# Reggie - African Pygmy Hedgehog



## MrJsk (Mar 14, 2014)

Just a few photo's of Reggie


----------



## MrJsk (Mar 14, 2014)




----------



## Sled dog hotel (Aug 11, 2010)

He is so cute, his name really suits him.


----------



## MrJsk (Mar 14, 2014)

He was already named Reginald/Reggie. I was only fostering him but then me and my partner fell in love with him and just HAD to adopt him! He was so huffy and grumpy to begin with. He is a friendly little guy now though :Joyful


----------



## Sled dog hotel (Aug 11, 2010)

MrJsk said:


> He was already named Reginald/Reggie. I was only fostering him but then me and my partner fell in love with him and just HAD to adopt him! He was so huffy and grumpy to begin with.

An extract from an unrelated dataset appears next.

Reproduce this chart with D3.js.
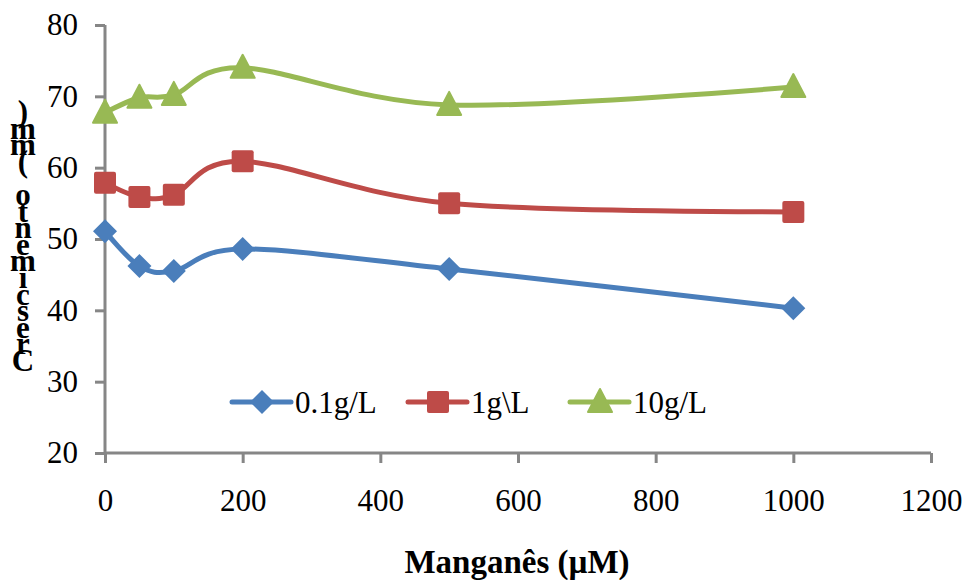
<!DOCTYPE html>
<html>
<head>
<meta charset="utf-8">
<script src="https://cdn.jsdelivr.net/npm/d3@7"></script>
<style>
  body { margin: 0; background: #fff; }
  text { font-family: "Liberation Serif", "Times New Roman", serif; }
</style>
</head>
<body>
<div id="chart"></div>
<script>
// data
const doses = [0, 50, 100, 200, 500, 1000];
const seriesNames = ['0.1g/L', '1g\\L', '10g/L'];
const low = [51.1, 46.2, 45.5, 48.6, 45.8, 40.3];
const mid = [57.9, 55.9, 56.2, 60.9, 55.0, 53.8];
const high = [67.7, 69.8, 70.2, 74.0, 68.8, 71.3];
const xTicks = [0, 200, 400, 600, 800, 1000, 1200];
const yTicks = [20, 30, 40, 50, 60, 70, 80];
const yLabel = 'Crescimento (mm)';
const xLabel = 'Manganês (µM)';

const width = 971;
const height = 580;

const svg = d3.select('#chart')
  .append('svg')
    .attr('width', width)
    .attr('height', height);

const x = d3.scaleLinear().domain([0, 1200]).range([105, 931]);
const y = d3.scaleLinear().domain([20, 80]).range([453, 25]);

const axisColor = '#868686';

// y axis
const yAxis = svg.append('g')
  .attr('transform', `translate(${x(0)},0)`)
  .call(d3.axisLeft(y).tickValues(yTicks).tickFormat(d3.format('d')).tickSize(10).tickPadding(17));
// x axis
const xAxis = svg.append('g')
  .attr('transform', `translate(0,${y(20)})`)
  .call(d3.axisBottom(x).tickValues(xTicks).tickFormat(d3.format('d')).tickSize(10).tickPadding(26));

[yAxis, xAxis].forEach(g => {
  g.select('.domain').attr('stroke', axisColor).attr('stroke-width', 3);
  g.selectAll('.tick line').attr('stroke', axisColor).attr('stroke-width', 3);
  g.selectAll('.tick text')
    .attr('fill', '#000')
    .style('font-size', '31px')
    .style('font-family', '"Liberation Serif", serif');
});
// keep only the axis line, without outer ticks
yAxis.select('.domain').attr('d', `M0,${y(80)}V${y(20)}`);
xAxis.select('.domain').attr('d', `M${x(0)},0H${x(1200)}`);

const series = [
  { name: seriesNames[0], values: low, color: '#4a7ebb', shape: 'diamond' },
  { name: seriesNames[1], values: mid, color: '#be4b48', shape: 'square' },
  { name: seriesNames[2], values: high, color: '#98b954', shape: 'triangle' }
];

const line = d3.line()
  .x(d => x(d[0]))
  .y(d => y(d[1]))
  .curve(d3.curveCardinal.tension(0));

function marker(g, shape, color) {
  if (shape === 'diamond') {
    g.append('path').attr('d', 'M0,-12L12,0L0,12L-12,0Z').attr('fill', color);
  } else if (shape === 'square') {
    g.append('rect').attr('x', -11).attr('y', -11).attr('width', 22).attr('height', 22)
      .attr('rx', 2).attr('fill', color);
  } else {
    g.append('path').attr('d', 'M0,-13L12,10L-12,10Z').attr('fill', color)
      .attr('stroke', color).attr('stroke-width', 2).attr('stroke-linejoin', 'round');
  }
}

series.forEach(s => {
  const pts = doses.map((d, i) => [d, s.values[i]]);
  svg.append('path')
    .attr('d', line(pts))
    .attr('fill', 'none')
    .attr('stroke', s.color)
    .attr('stroke-width', 5)
    .attr('stroke-linejoin', 'round');
  pts.forEach(p => {
    const g = svg.append('g').attr('transform', `translate(${x(p[0])},${y(p[1])})`);
    marker(g, s.shape, s.color);
  });
});

// legend
const legendX = [232, 408, 570];
const legendY = 402;
series.forEach((s, i) => {
  const lg = svg.append('g').attr('transform', `translate(${legendX[i]},${legendY})`);
  lg.append('line').attr('x1', 0).attr('x2', 59).attr('y1', 0).attr('y2', 0)
    .attr('stroke', s.color).attr('stroke-width', 5).attr('stroke-linecap', 'round');
  marker(lg.append('g').attr('transform', 'translate(30,0)'), s.shape, s.color);
  lg.append('text')
    .attr('x', 63).attr('y', 11)
    .style('font-size', '31px')
    .text(s.name);
});

// x axis title
svg.append('text')
  .attr('x', 517).attr('y', 573)
  .attr('text-anchor', 'middle')
  .style('font-size', '33px')
  .style('font-weight', 'bold')
  .text(xLabel);

// y axis title: stacked characters, bottom to top
const chars = yLabel.split('');
const step = 16.6;
svg.append('g').selectAll('text')
  .data(chars)
  .join('text')
    .attr('x', 23)
    .attr('y', (d, i) => 371 - i * step)
    .attr('text-anchor', 'middle')
    .style('font-size', '31px')
    .style('font-weight', 'bold')
    .text(d => d);
</script>
</body>
</html>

He is a friendly little guy now though :Joyful


I can certainly see why and how you couldn't let him go.


----------



## Golden memories (Jun 10, 2016)

Hes gorgeous


----------



## MrJsk (Mar 14, 2014)

Thank you @Golden memories 

He is such a sweet boy !


----------



## Golden memories (Jun 10, 2016)

I'm lucky, my boy is lovely too ☺


----------